Full text: Proceedings; XXI International Congress for Photogrammetry and Remote Sensing (Part B1-1)

ANALYSIS AND RECOVERY OF SYSTEMATIC ERRORS IN AIRBORNE LASER 
SYSTEM 
Zhihe Wang*, Rong Shu ,Weiming Xu, Hongyi Pu, Bo Yao 
Shanghai Institute of Technical Physics, CAS, 500 Yutian Road, Shanghai 200083, P. R. of China - 
zhhwang@mail.sitp.ac.cn 
Commission VI, ICWG V/I 
KEY WORDS: Airborne laser system, System errors, Error recovery, adjustment model, Surface extraction 
ABSTRACT: 
Although some mature manufactures of airborne laser system (ALS) have been published for some years, however, in china, the 
development of ALS just is on the starting step. Shanghai Institute of Technical Physics (SITP), CAS is developing a new airborne 
laser instrument. It is the best difficult task to determining the systematic biases of ALS. The ultimate goal is to determine the master 
systematic errors and to correct the raw laser points. By analyzing the systematic error source firstly, the adjustment model presented 
in paper enable modelling and removing the actual errors in laser point sets. Interesting surfaces and regions can be determined by a 
least-squares plane fit through a subset of laser points. The proposal model of solution is based on integrating the observations and 
adequate control planes and the redundancy in the overlapping areas of laser data sets. It has been demonstrated that moderate slopes 
are sufficient to generate reliable solutions. In addition, the precision of ranging and scan angle aiming to the same target point is 
tested by laboratory experiment at the end of paper. 
1. INTRODUCTION 
Although some mature manufactures of airborne laser scanning 
(ALS) have been published for some years, however, in china, 
the development of ALS just is on the starting step. Shanghai 
Institute of Technical Physics (SITP), CAS is developing a new 
airborne laser instrument. Its laser pulse rates have achieved 
50k Hz and its scan rates have 40 Hz. It is capable of recording 
multi return signal instead of either the first or the last return. It 
provides a 3D point cloud as a primary product. The 
achievements in developing appropriate ALS data processing 
software, however, have been rather marginal. 

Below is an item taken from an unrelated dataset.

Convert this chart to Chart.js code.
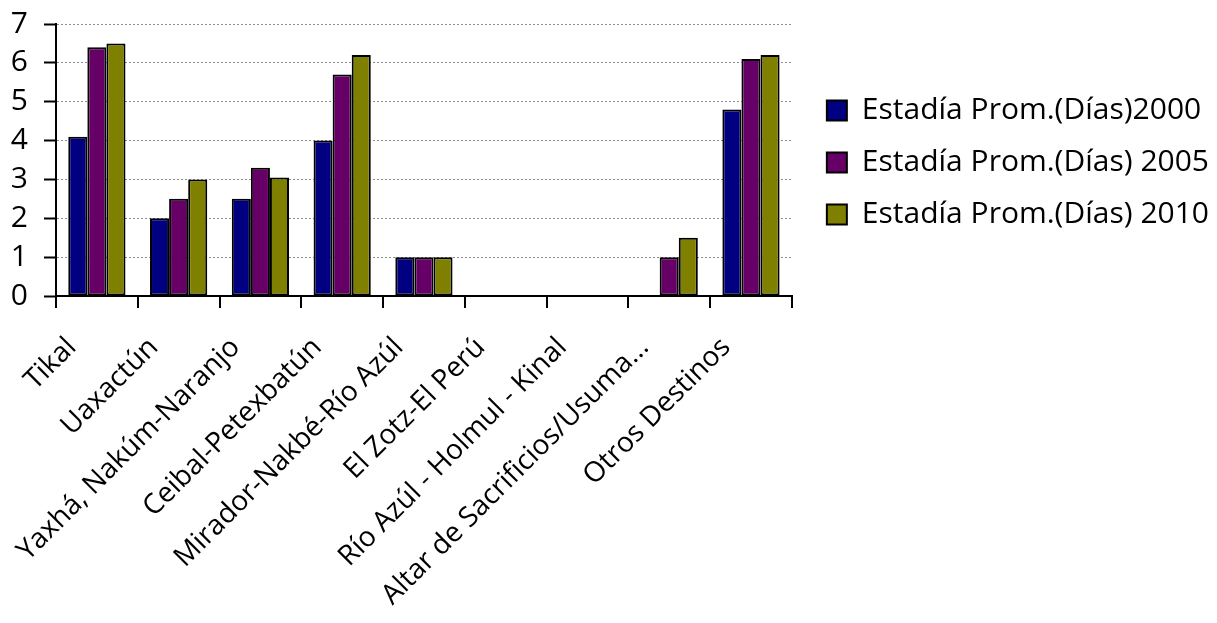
<!DOCTYPE html>
<html>
<head>
<meta charset="utf-8">
<script src="https://cdn.jsdelivr.net/npm/chart.js@4"></script>
<style>
  html, body { margin: 0; padding: 0; background: #fff; }
  #wrap { width: 1217px; height: 623px; }
</style>
</head>
<body>
<div id="wrap"><canvas id="chart" width="1217" height="623"></canvas></div>
<script>
// Datos del gráfico
const categories = [
  'Tikal', 'Uaxactún', 'Yaxhá, Nakúm-Naranjo', 'Ceibal-Petexbatún',
  'Mirador-Nakbé-Río Azúl', 'El Zotz-El Perú', 'Río Azúl - Holmul - Kinal',
  'Altar de Sacrificios/Usuma...', 'Otros Destinos'
];
const seriesNames = ['Estadía Prom.(Días)2000', 'Estadía Prom.(Días) 2005', 'Estadía Prom.(Días) 2010'];
const stay2000 = [4.1, 2.0, 2.5, 4.0, 1.0, 0, 0, 0, 4.8];
const stay2005 = [6.4, 2.5, 3.3, 5.7, 1.0, 0, 0, 1.0, 6.1];
const stay2010 = [6.5, 3.0, 3.05, 6.2, 1.0, 0, 0, 1.5, 6.2];
const yTicks = [0, 1, 2, 3, 4, 5, 6, 7];

const colors = ['#000080', '#660066', '#808000'];
const fontFamily = '"Open Sans", Lato, sans-serif';

// mueve la leyenda un poco a la derecha del área del gráfico
const legendGap = {
  id: 'legendGap',
  afterLayout(chart) {
    if (chart.legend) {
      chart.legend.left += 13;
      chart.legend.right += 13;
    }
  }
};

const ctx = document.getElementById('chart').getContext('2d');
new Chart(ctx, {
  type: 'bar',
  data: {
    labels: categories,
    datasets: [stay2000, stay2005, stay2010].map((d, i) => ({
      label: seriesNames[i],
      data: d,
      backgroundColor: colors[i],
      borderColor: '#000',
      borderWidth: 2,
      borderSkipped: false,
      categoryPercentage: 0.7,
      barPercentage: 1.0
    }))
  },
  options: {
    responsive: false,
    animation: false,
    layout: { padding: { top: 24, left: 0, right: 11, bottom: 0 } },
    scales: {
      x: {
        afterFit: scale => {
          scale.height = 327;
          scale.paddingLeft = 0;
          scale.paddingRight = 0;
        },
        grid: {
          offset: true,
          drawOnChartArea: false,
          drawTicks: true,
          tickLength: 12,
          color: '#000',
          lineWidth: 2
        },
        border: { color: '#000', width: 2 },
        ticks: {
          color: '#000',
          font: { family: fontFamily, size: 28 },
          minRotation: 45,
          maxRotation: 45,
          autoSkip: false,
          labelOffset: -25,
          padding: 23
        }
      },
      y: {
        min: 0,
        max: 7,
        afterFit: scale => {
          scale.width = 56;
          scale.paddingTop = 0;
          scale.paddingBottom = 0;
        },
        afterBuildTicks: axis => { axis.ticks = yTicks.map(v => ({ value: v })); },
        grid: {
          color: '#8c8c8c',
          lineWidth: 1,
          tickColor: '#000',
          tickLength: 12,
          tickWidth: 2
        },
        border: { color: '#000', width: 2, dash: [2, 2] },
        ticks: {
          color: '#000',
          font: { family: fontFamily, size: 30 },
          autoSkip: false,
          padding: 16
        }
      }
    },
    plugins: {
      legend: {
        position: 'right',
        align: 'start',
        maxWidth: 500,
        title: { display: true, text: '', padding: { top: 35, bottom: 0 } },
        labels: {
          color: '#000',
          font: { family: fontFamily, size: 30 },
          boxWidth: 20,
          boxHeight: 20,
          padding: 22
        }
      },
      tooltip: { enabled: false }
    }
  },
  plugins: [legendGap]
});
</script>
</body>
</html>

It is the best difficult task to determining the systematic biases 
of ALS. The ultimate goal is to determine the master systematic 
errors and to correct the raw laser points such that only random 
errors are left. The factors affecting laser-target position 
accuracy are numerous. Huising and Gomes Pereira (1998) 
report about systematic errors of 20 cm in elevation and of 
several meters in position between overlapping laser strips, 
Crombaghs et al. (2000) identify systematic trends between 
overlapping strips. 
Apart from the target reflectivity properties and laser-beam 
incidence angle, the main limiting factors are the accuracy of 
the platform position and orientation derived from the 
carrier-phase differential GPS/INS data and uncompensated 
effects in system calibration. The calibration can be divided 
into that of calibration of individual sensors such as the laser 
range-finder and that concerning spatial (lever-arm) or 
orientation (bore-sight) offsets between the sensors due to a 
particular assembly. In most system installations, the 
lever-arms between LiDAR-IMU-GPS sensors can be 
determined separately by independent means, although this 
represents certain difficulties related to the realization of the 
IMU body frame. On the other hand, the determination of the 
bore-sight angles is only possible in-flight once the 
GPS/INS-derived orientation becomes sufficiently accurate. 
The existing calibration procedures, while functional, are 
recognized as being sub-optimal since they are labor-intensive 
(i.e., they require manual procedures), non-rigorous and 
provide no statistical quality assurance measures. Furthermore, 
the existing methods often cannot reliably recover all three of 
the angular mounting parameters. The problem is worsened by 
the angular uncertainty due to the broad laser beam width 
(Lichti, 2004). On the other hand, the cross-section method 
seems to be popular in commercial systems and usually 
provides satisfactory results for the bore-sight estimate in the 
roll direction. However, its use for the recovery of pitch and 
yaw/heading direction is less appropriate. The use of the slope 
gradients in DTM/DSM for bore-sight estimation made its way 
to a popular software package used for ALS data handling 
(Soininen and Burman, 2005). The principal weakness of this 
approach is the strong correlation of the bore-sight angles with 
unknown terrain shape. Also, the implemented stochastic model 
of the LiDAR trajectory assumes time-invariant behavior of 
the GPS/INS errors that is not realistic.